--- Required work ---
Below is a listing; write it out exactly and drop any images from it.

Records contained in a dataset
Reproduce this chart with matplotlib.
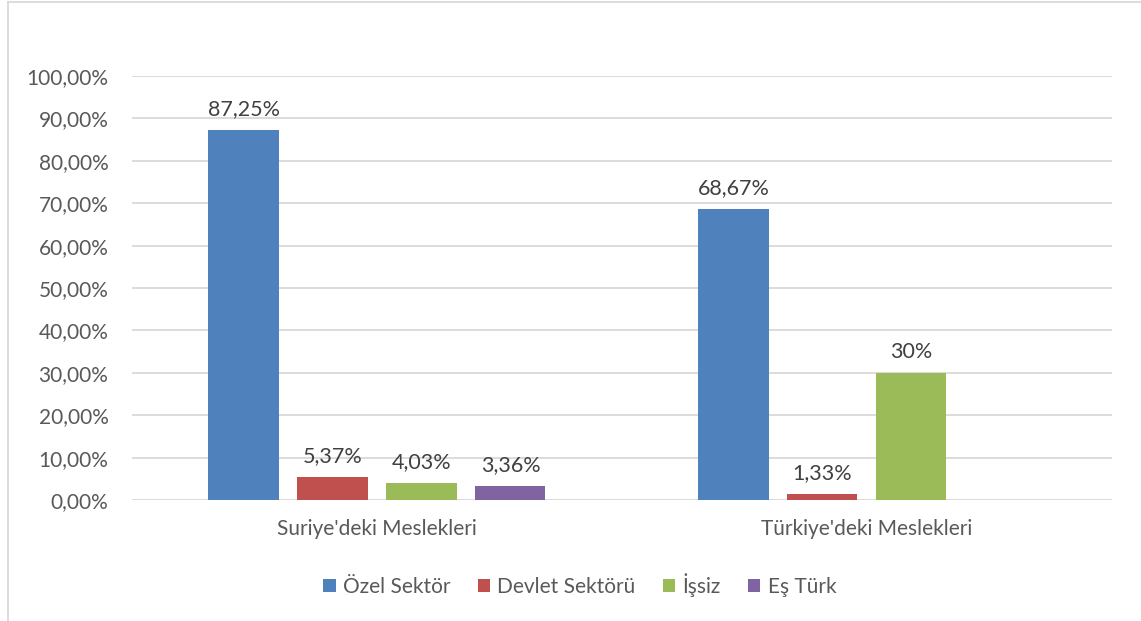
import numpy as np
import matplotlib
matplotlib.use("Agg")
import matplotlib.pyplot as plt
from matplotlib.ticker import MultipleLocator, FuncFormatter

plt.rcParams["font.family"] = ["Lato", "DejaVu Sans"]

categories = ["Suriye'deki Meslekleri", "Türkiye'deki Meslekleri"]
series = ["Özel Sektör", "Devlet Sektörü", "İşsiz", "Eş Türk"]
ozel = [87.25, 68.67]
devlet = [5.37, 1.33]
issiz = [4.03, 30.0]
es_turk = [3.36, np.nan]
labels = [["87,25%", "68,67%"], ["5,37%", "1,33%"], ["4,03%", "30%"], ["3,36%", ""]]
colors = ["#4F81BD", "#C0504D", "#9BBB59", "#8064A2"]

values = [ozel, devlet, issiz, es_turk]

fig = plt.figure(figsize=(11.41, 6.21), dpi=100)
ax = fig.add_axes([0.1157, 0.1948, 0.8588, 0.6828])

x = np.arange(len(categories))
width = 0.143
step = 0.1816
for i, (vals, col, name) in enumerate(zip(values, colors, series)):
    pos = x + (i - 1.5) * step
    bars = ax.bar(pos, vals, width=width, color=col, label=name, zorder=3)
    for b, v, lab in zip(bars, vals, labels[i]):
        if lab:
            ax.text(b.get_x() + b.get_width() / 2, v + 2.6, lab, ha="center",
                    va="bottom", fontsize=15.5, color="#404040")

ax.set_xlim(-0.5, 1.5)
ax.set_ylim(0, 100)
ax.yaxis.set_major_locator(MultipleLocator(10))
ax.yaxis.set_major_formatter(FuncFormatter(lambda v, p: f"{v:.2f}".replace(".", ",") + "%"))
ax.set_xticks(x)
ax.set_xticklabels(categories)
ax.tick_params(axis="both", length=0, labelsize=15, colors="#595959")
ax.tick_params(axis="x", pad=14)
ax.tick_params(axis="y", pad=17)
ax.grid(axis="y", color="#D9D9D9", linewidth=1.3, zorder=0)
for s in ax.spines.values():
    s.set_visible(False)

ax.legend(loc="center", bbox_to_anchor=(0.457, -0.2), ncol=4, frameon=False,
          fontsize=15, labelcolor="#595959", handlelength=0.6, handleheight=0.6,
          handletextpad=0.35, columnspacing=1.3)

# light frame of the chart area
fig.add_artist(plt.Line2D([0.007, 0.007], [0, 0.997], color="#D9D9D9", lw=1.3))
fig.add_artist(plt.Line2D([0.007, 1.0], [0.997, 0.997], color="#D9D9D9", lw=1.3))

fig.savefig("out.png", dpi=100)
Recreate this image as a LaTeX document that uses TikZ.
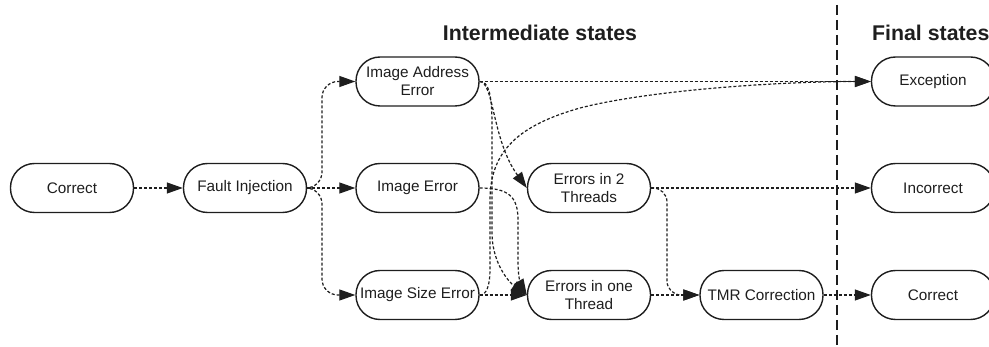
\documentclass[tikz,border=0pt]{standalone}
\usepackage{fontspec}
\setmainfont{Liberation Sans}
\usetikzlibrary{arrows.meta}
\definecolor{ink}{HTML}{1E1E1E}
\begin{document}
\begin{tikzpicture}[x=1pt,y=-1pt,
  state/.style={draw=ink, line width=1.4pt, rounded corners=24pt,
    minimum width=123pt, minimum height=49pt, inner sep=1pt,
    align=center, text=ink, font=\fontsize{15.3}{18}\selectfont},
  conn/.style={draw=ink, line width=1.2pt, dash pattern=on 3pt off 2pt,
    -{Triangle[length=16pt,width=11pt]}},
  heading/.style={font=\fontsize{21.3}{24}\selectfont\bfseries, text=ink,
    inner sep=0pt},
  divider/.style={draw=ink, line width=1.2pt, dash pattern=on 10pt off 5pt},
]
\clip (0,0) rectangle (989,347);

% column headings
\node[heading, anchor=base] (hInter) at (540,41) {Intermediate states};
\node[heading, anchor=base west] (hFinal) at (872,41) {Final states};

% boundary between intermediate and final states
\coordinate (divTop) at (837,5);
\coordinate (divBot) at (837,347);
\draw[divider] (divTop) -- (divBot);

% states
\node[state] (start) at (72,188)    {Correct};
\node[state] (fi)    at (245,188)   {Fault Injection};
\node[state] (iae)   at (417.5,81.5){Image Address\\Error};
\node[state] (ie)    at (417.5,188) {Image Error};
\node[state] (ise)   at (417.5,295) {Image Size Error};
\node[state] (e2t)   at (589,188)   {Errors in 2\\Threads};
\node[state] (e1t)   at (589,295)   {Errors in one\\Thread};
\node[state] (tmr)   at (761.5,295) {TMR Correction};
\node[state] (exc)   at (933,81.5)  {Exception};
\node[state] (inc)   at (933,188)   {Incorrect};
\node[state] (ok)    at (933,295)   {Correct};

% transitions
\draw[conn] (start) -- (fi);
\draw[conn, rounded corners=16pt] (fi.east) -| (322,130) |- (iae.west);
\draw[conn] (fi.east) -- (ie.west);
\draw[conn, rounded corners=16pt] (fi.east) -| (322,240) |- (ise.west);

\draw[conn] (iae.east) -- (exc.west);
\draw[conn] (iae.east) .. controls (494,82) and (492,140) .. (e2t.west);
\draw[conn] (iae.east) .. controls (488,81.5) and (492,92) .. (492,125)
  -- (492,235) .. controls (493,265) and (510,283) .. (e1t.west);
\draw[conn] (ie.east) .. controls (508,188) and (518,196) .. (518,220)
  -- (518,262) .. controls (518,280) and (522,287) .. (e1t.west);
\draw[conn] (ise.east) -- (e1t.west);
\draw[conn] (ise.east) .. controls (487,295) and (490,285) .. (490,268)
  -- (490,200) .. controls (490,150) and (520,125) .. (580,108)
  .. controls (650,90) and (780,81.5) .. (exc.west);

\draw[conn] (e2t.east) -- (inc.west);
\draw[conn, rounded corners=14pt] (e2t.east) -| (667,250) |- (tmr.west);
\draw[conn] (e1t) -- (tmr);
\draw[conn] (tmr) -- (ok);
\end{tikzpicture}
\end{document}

--- Output for this task ---
Reproduce this chart with matplotlib.
import numpy as np
import matplotlib
matplotlib.use("Agg")
import matplotlib.pyplot as plt
from matplotlib.ticker import MultipleLocator, FuncFormatter

plt.rcParams["font.family"] = ["Lato", "DejaVu Sans"]

categories = ["Suriye'deki Meslekleri", "Türkiye'deki Meslekleri"]
series = ["Özel Sektör", "Devlet Sektörü", "İşsiz", "Eş Türk"]
ozel = [87.25, 68.67]
devlet = [5.37, 1.33]
issiz = [4.03, 30.0]
es_turk = [3.36, np.nan]
labels = [["87,25%", "68,67%"], ["5,37%", "1,33%"], ["4,03%", "30%"], ["3,36%", ""]]
colors = ["#4F81BD", "#C0504D", "#9BBB59", "#8064A2"]

values = [ozel, devlet, issiz, es_turk]

fig = plt.figure(figsize=(11.41, 6.21), dpi=100)
ax = fig.add_axes([0.1157, 0.1948, 0.8588, 0.6828])

x = np.arange(len(categories))
width = 0.143
step = 0.1816
for i, (vals, col, name) in enumerate(zip(values, colors, series)):
    pos = x + (i - 1.5) * step
    bars = ax.bar(pos, vals, width=width, color=col, label=name, zorder=3)
    for b, v, lab in zip(bars, vals, labels[i]):
        if lab:
            ax.text(b.get_x() + b.get_width() / 2, v + 2.6, lab, ha="center",
                    va="bottom", fontsize=15.5, color="#404040")

ax.set_xlim(-0.5, 1.5)
ax.set_ylim(0, 100)
ax.yaxis.set_major_locator(MultipleLocator(10))
ax.yaxis.set_major_formatter(FuncFormatter(lambda v, p: f"{v:.2f}".replace(".", ",") + "%"))
ax.set_xticks(x)
ax.set_xticklabels(categories)
ax.tick_params(axis="both", length=0, labelsize=15, colors="#595959")
ax.tick_params(axis="x", pad=14)
ax.tick_params(axis="y", pad=17)
ax.grid(axis="y", color="#D9D9D9", linewidth=1.3, zorder=0)
for s in ax.spines.values():
    s.set_visible(False)

ax.legend(loc="center", bbox_to_anchor=(0.457, -0.2), ncol=4, frameon=False,
          fontsize=15, labelcolor="#595959", handlelength=0.6, handleheight=0.6,
          handletextpad=0.35, columnspacing=1.3)

# light frame of the chart area
fig.add_artist(plt.Line2D([0.007, 0.007], [0, 0.997], color="#D9D9D9", lw=1.3))
fig.add_artist(plt.Line2D([0.007, 1.0], [0.997, 0.997], color="#D9D9D9", lw=1.3))

fig.savefig("out.png", dpi=100)
Recreate this image as a LaTeX document that uses TikZ.
\documentclass[tikz,border=0pt]{standalone}
\usepackage{fontspec}
\setmainfont{Liberation Sans}
\usetikzlibrary{arrows.meta}
\definecolor{ink}{HTML}{1E1E1E}
\begin{document}
\begin{tikzpicture}[x=1pt,y=-1pt,
  state/.style={draw=ink, line width=1.4pt, rounded corners=24pt,
    minimum width=123pt, minimum height=49pt, inner sep=1pt,
    align=center, text=ink, font=\fontsize{15.3}{18}\selectfont},
  conn/.style={draw=ink, line width=1.2pt, dash pattern=on 3pt off 2pt,
    -{Triangle[length=16pt,width=11pt]}},
  heading/.style={font=\fontsize{21.3}{24}\selectfont\bfseries, text=ink,
    inner sep=0pt},
  divider/.style={draw=ink, line width=1.2pt, dash pattern=on 10pt off 5pt},
]
\clip (0,0) rectangle (989,347);

% column headings
\node[heading, anchor=base] (hInter) at (540,41) {Intermediate states};
\node[heading, anchor=base west] (hFinal) at (872,41) {Final states};

% boundary between intermediate and final states
\coordinate (divTop) at (837,5);
\coordinate (divBot) at (837,347);
\draw[divider] (divTop) -- (divBot);

% states
\node[state] (start) at (72,188)    {Correct};
\node[state] (fi)    at (245,188)   {Fault Injection};
\node[state] (iae)   at (417.5,81.5){Image Address\\Error};
\node[state] (ie)    at (417.5,188) {Image Error};
\node[state] (ise)   at (417.5,295) {Image Size Error};
\node[state] (e2t)   at (589,188)   {Errors in 2\\Threads};
\node[state] (e1t)   at (589,295)   {Errors in one\\Thread};
\node[state] (tmr)   at (761.5,295) {TMR Correction};
\node[state] (exc)   at (933,81.5)  {Exception};
\node[state] (inc)   at (933,188)   {Incorrect};
\node[state] (ok)    at (933,295)   {Correct};

% transitions
\draw[conn] (start) -- (fi);
\draw[conn, rounded corners=16pt] (fi.east) -| (322,130) |- (iae.west);
\draw[conn] (fi.east) -- (ie.west);
\draw[conn, rounded corners=16pt] (fi.east) -| (322,240) |- (ise.west);

\draw[conn] (iae.east) -- (exc.west);
\draw[conn] (iae.east) .. controls (494,82) and (492,140) .. (e2t.west);
\draw[conn] (iae.east) .. controls (488,81.5) and (492,92) .. (492,125)
  -- (492,235) .. controls (493,265) and (510,283) .. (e1t.west);
\draw[conn] (ie.east) .. controls (508,188) and (518,196) .. (518,220)
  -- (518,262) .. controls (518,280) and (522,287) .. (e1t.west);
\draw[conn] (ise.east) -- (e1t.west);
\draw[conn] (ise.east) .. controls (487,295) and (490,285) .. (490,268)
  -- (490,200) .. controls (490,150) and (520,125) .. (580,108)
  .. controls (650,90) and (780,81.5) .. (exc.west);

\draw[conn] (e2t.east) -- (inc.west);
\draw[conn, rounded corners=14pt] (e2t.east) -| (667,250) |- (tmr.west);
\draw[conn] (e1t) -- (tmr);
\draw[conn] (tmr) -- (ok);
\end{tikzpicture}
\end{document}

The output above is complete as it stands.